The developers of the X-plane hope to remedy the sonic boom issue by developing a supersonic aircraft that won’t create a sonic boom when it breaks the sound barrier. How? By changing the shape of the aircraft, creating a series of smaller rumbles instead of a giant boom.

The shape shift will be almost imperceptible, says Rodney Bowersox, director of the Texas A&M National Aerothermochemistry Laboratory

A little tweak goes a long way when it’s traveling 30,000 feet to the ground.
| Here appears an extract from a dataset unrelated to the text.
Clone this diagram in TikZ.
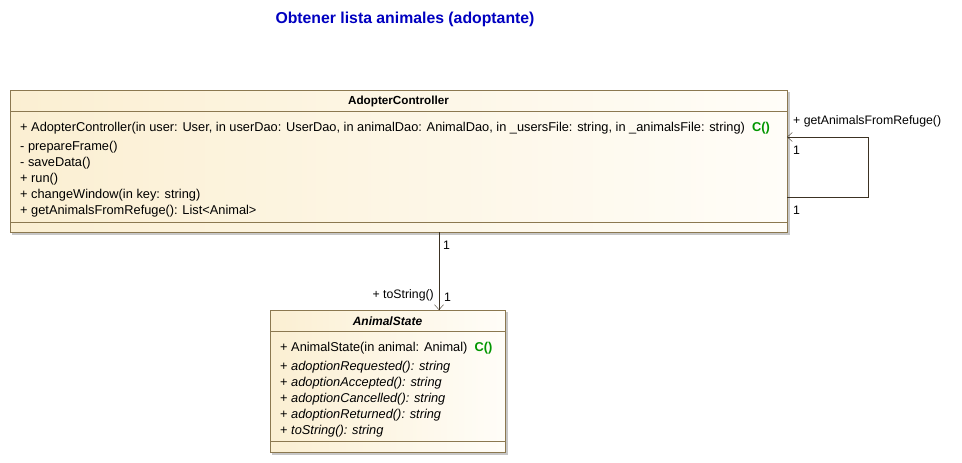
\documentclass[tikz,border=0pt]{standalone}
\usepackage{fontspec}
\setmainfont{Liberation Sans}
\usetikzlibrary{arrows.meta,positioning,calc}

\definecolor{umlborder}{RGB}{139,120,80}
\definecolor{umlfillL}{RGB}{251,239,210}
\definecolor{umlfillR}{RGB}{255,253,248}
\definecolor{umlline}{RGB}{60,50,35}
\definecolor{titleblue}{RGB}{0,0,192}
\definecolor{ctorgreen}{RGB}{0,150,0}

\tikzset{
  classbox/.style={draw=umlborder,left color=umlfillL,right color=umlfillR,
    rectangle,inner sep=0pt,outer sep=0pt},
  boxshadow/.style={fill=black!22,draw=none},
  member/.style={anchor=west,inner sep=0pt,font=\fontsize{12.8}{15}\selectfont},
  classname/.style={inner sep=0pt,font=\fontsize{11.7}{14}\selectfont\bfseries},
  mult/.style={inner sep=0pt,font=\fontsize{12.3}{14}\selectfont},
  assoc/.style={draw=umlline,-{Straight Barb[length=5pt,width=9pt]}},
}
\newcommand{\ctor}{\textcolor{ctorgreen}{\textbf{C()}}}

\begin{document}
\begin{tikzpicture}[x=1pt,y=-1pt]
  \useasboundingbox (0,0) rectangle (962,463);

  % title
  \node[font=\fontsize{15.8}{18}\selectfont\bfseries,text=titleblue] (title) at (405,19)
    {Obtener lista animales (adoptante)};

  % shadows
  \fill[boxshadow] (12,92) rectangle (790,235);
  \fill[boxshadow] (272,312) rectangle (508,455);

  % AdopterController
  \node[classbox,minimum width=777pt,minimum height=142pt] (ctrl) at (398.5,161) {};
  \draw[umlborder] (10,111) -- (787,111);
  \draw[umlborder] (10,222) -- (787,222);
  \node[classname] (ctrlname) at (398.5,101) {AdopterController};
  \begin{scope}[every node/.style={member}]
    \node (c1) at (20,128) {+ AdopterController(in user: User, in userDao: UserDao, in animalDao: AnimalDao, in \_usersFile: string, in \_animalsFile: string)\ \ \ctor};
    \node (c2) at (20,147) {- prepareFrame()};
    \node (c3) at (20,163) {- saveData()};
    \node (c4) at (20,179) {+ run()};
    \node (c5) at (20,195) {+ changeWindow(in key: string)};
    \node (c6) at (20,211) {+ getAnimalsFromRefuge(): List<Animal>};
  \end{scope}

  % AnimalState
  \node[classbox,minimum width=235pt,minimum height=142pt] (state) at (387.5,381) {};
  \draw[umlborder] (270,331) -- (505,331);
  \draw[umlborder] (270,441) -- (505,441);
  \node[classname,font=\fontsize{12}{14}\selectfont\bfseries\itshape] (statename) at (387.5,321) {AnimalState};
  \begin{scope}[every node/.style={member}]
    \node (s1) at (280,348) {+ AnimalState(in animal: Animal)\ \ \ctor};
    \node (s2) at (280,367) {+ \textit{adoptionRequested(): string}};
    \node (s3) at (280,383) {+ \textit{adoptionAccepted(): string}};
    \node (s4) at (280,399) {+ \textit{adoptionCancelled(): string}};
    \node (s5) at (280,415) {+ \textit{adoptionReturned(): string}};
    \node (s6) at (280,431) {+ \textit{toString(): string}};
  \end{scope}

  % self association
  \draw[assoc] ([yshift=-36pt]ctrl.east) -- ++(81,0) |- ([yshift=24pt]ctrl.east);
  \node[mult,anchor=west] (selfop) at (793,121) {+ getAnimalsFromRefuge()};
  \node[mult,anchor=west] (selfm1) at (793,150) {1};
  \node[mult,anchor=west] (selfm2) at (793,210) {1};

  % association to AnimalState
  \coordinate (link) at (439,0);
  \draw[assoc] (ctrl.south -| link) -- (state.north -| link);
  \node[mult,anchor=west] (linkm1) at (443,245) {1};
  \node[mult,anchor=west] (linkm2) at (444,297) {1};
  \node[mult,anchor=east] (linkop) at (434,295) {+ toString()};
\end{tikzpicture}
\end{document}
It’s not like transformers where the plane is really going to change shape or anything.

The goal is to shape the airplane such that the shockwaves generated by the plane don’t coalesce into a large shockwave that hits the ground.

You want a series of smaller waves so it sounds more like a rumble and less like a boom.

If all goes well, NASA anticipates the first flight of the prototype to take place in 2021.

Once an aircraft is developed that doesn’t produce sonic booms, supersonic air travel will become commercially viable. However, there will be one last hurdle before you can travel from New York to LA in 2 ½ hours: getting the Federal Aviation Authority to approve an aircraft that changes shape mid-flight.